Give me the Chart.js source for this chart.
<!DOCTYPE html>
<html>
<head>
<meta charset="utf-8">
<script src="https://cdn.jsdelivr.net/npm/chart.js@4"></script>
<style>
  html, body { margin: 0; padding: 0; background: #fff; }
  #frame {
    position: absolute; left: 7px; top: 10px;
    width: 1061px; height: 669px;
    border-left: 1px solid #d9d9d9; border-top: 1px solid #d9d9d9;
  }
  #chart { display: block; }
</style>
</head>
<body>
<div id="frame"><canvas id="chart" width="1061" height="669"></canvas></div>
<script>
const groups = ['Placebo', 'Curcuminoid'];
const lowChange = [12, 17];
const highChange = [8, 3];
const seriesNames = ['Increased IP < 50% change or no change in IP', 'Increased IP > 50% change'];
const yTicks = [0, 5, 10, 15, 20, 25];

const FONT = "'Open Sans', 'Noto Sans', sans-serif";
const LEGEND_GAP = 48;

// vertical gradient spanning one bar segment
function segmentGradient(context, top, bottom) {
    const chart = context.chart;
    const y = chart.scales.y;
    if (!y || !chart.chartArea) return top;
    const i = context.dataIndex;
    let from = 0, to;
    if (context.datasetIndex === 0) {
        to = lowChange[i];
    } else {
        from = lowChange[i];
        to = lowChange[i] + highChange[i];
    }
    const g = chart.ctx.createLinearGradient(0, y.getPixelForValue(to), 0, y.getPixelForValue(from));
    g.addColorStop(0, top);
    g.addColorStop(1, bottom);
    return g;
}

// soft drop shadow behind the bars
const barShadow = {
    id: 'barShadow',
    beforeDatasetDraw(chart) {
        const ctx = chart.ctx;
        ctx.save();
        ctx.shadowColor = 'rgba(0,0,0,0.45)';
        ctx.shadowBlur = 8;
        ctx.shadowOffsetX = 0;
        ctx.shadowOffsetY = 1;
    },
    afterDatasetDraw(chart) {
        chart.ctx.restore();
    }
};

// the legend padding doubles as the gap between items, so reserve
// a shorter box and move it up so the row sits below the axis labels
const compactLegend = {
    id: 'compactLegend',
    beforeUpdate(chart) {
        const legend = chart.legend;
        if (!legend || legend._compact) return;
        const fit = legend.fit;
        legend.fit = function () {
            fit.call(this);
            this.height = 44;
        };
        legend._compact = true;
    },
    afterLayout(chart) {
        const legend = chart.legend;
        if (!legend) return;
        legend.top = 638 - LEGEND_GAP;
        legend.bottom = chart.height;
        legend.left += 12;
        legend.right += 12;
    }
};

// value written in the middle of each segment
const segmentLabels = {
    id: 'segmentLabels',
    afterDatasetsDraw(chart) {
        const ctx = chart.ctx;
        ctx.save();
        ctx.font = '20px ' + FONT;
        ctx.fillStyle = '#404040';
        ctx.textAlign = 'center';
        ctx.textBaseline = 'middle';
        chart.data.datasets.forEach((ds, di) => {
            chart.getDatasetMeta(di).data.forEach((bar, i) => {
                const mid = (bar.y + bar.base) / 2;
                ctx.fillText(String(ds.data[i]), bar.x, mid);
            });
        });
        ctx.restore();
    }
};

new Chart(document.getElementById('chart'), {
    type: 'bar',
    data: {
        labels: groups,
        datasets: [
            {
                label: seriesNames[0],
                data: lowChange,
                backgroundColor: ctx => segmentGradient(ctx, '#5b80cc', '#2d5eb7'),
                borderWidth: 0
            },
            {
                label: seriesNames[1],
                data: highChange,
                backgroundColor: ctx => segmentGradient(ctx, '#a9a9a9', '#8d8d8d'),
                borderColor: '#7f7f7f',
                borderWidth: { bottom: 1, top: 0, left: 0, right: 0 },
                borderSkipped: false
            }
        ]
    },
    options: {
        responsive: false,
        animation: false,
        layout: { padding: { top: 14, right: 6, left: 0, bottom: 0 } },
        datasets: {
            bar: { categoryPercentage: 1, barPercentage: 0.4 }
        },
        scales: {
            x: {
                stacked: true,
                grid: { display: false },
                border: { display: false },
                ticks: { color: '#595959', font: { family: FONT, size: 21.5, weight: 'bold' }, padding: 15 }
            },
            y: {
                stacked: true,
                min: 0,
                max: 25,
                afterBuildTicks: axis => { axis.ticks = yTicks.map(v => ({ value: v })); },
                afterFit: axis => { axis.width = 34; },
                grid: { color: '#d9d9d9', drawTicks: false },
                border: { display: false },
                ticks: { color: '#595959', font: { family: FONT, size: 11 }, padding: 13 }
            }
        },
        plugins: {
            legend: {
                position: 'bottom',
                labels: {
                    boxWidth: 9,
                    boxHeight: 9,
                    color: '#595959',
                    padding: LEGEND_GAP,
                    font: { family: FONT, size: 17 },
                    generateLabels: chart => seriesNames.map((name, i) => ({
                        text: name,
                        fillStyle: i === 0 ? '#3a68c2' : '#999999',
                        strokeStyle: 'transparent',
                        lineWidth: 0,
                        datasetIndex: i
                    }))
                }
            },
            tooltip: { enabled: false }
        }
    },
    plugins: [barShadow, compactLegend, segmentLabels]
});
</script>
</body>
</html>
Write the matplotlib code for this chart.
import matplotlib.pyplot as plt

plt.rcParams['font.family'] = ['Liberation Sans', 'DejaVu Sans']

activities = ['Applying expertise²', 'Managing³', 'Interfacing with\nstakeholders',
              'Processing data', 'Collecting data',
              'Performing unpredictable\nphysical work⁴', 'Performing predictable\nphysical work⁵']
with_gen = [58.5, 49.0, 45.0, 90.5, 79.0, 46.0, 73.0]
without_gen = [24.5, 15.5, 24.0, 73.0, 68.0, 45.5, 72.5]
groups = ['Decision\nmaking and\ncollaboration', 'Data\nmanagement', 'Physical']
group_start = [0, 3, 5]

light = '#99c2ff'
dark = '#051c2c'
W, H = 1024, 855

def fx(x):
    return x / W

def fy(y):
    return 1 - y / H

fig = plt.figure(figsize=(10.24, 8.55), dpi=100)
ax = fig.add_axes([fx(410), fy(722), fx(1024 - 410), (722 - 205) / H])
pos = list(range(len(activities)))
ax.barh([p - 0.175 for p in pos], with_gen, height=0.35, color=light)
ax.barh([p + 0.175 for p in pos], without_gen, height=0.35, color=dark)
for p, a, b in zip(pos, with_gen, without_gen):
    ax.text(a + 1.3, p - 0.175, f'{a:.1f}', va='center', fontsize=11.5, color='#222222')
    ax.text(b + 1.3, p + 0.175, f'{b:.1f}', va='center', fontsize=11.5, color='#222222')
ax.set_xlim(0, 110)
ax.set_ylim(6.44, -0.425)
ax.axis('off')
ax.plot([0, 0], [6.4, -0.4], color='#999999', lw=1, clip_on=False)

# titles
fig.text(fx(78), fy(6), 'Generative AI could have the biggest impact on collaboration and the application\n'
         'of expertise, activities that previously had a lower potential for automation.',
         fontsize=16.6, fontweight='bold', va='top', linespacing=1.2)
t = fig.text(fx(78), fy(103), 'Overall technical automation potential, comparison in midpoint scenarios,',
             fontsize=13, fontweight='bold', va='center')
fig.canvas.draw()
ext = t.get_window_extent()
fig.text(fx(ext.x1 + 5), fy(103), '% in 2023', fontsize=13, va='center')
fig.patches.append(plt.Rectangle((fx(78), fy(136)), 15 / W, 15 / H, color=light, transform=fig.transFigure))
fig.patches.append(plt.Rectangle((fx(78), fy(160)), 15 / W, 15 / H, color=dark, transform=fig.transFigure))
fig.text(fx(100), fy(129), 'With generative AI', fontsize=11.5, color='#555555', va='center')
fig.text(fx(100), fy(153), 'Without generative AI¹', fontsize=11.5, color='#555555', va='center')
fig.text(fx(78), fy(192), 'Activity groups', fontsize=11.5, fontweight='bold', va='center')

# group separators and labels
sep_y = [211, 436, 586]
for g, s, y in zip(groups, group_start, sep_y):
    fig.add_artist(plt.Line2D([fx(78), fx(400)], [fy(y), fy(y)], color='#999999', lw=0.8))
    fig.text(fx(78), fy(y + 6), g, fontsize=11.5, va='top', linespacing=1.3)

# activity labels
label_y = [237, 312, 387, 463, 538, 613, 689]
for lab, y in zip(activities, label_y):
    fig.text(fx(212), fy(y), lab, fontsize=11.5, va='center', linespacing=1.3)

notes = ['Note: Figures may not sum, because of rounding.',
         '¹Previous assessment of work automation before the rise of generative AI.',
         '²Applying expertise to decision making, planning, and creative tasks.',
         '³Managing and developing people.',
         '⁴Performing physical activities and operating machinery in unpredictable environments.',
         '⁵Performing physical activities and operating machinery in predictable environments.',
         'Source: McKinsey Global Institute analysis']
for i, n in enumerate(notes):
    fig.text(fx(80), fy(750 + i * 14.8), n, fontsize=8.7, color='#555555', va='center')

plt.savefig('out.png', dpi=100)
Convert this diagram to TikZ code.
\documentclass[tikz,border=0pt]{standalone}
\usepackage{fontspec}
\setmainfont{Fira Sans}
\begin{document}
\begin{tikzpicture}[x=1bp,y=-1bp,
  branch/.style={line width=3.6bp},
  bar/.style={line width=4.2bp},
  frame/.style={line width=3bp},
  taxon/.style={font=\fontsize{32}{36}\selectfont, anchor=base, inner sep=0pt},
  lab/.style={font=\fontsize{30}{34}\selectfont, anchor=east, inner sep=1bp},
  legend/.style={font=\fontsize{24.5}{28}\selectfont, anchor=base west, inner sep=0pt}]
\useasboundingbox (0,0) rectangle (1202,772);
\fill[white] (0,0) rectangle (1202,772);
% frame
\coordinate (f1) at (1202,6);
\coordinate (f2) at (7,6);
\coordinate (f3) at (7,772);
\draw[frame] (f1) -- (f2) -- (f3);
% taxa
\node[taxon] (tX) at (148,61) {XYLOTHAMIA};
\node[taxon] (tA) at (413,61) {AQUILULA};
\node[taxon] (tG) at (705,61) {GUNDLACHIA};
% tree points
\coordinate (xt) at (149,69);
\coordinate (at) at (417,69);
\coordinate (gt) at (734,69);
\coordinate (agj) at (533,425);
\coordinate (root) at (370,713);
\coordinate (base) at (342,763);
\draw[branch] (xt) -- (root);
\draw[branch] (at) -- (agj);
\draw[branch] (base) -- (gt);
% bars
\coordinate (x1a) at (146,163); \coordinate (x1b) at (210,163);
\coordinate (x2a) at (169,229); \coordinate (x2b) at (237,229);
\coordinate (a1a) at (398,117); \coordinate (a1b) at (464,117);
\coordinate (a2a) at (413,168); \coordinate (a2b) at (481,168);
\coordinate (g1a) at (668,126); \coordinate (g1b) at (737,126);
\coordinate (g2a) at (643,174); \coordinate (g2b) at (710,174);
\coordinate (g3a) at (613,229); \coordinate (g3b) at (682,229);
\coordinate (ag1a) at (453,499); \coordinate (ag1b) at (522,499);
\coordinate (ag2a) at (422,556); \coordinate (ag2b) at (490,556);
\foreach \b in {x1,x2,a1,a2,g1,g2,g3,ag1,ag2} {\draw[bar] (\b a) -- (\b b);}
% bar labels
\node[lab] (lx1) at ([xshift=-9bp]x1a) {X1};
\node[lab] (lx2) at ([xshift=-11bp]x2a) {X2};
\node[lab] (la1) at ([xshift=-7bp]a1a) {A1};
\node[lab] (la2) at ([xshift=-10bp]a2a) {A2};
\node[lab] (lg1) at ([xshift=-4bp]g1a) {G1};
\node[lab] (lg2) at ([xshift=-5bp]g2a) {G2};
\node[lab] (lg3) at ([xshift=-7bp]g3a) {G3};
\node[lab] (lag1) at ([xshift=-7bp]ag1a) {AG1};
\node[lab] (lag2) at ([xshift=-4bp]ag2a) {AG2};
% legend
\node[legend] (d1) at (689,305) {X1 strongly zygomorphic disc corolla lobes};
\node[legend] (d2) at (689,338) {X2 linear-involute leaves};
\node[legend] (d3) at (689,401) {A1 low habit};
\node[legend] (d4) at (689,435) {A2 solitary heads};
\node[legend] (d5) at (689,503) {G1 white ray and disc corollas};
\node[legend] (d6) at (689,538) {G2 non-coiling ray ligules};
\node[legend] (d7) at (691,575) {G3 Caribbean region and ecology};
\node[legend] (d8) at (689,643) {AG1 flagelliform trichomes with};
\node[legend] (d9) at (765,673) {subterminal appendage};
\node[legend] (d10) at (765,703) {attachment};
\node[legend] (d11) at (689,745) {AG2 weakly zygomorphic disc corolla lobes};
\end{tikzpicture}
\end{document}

==============================

• _AIM OF THE EXERCISE_
Wherever a line in the data above holds "matplotlib", copy that line.

• _TASK SOLUTION_
Write the matplotlib code for this chart.
import matplotlib.pyplot as plt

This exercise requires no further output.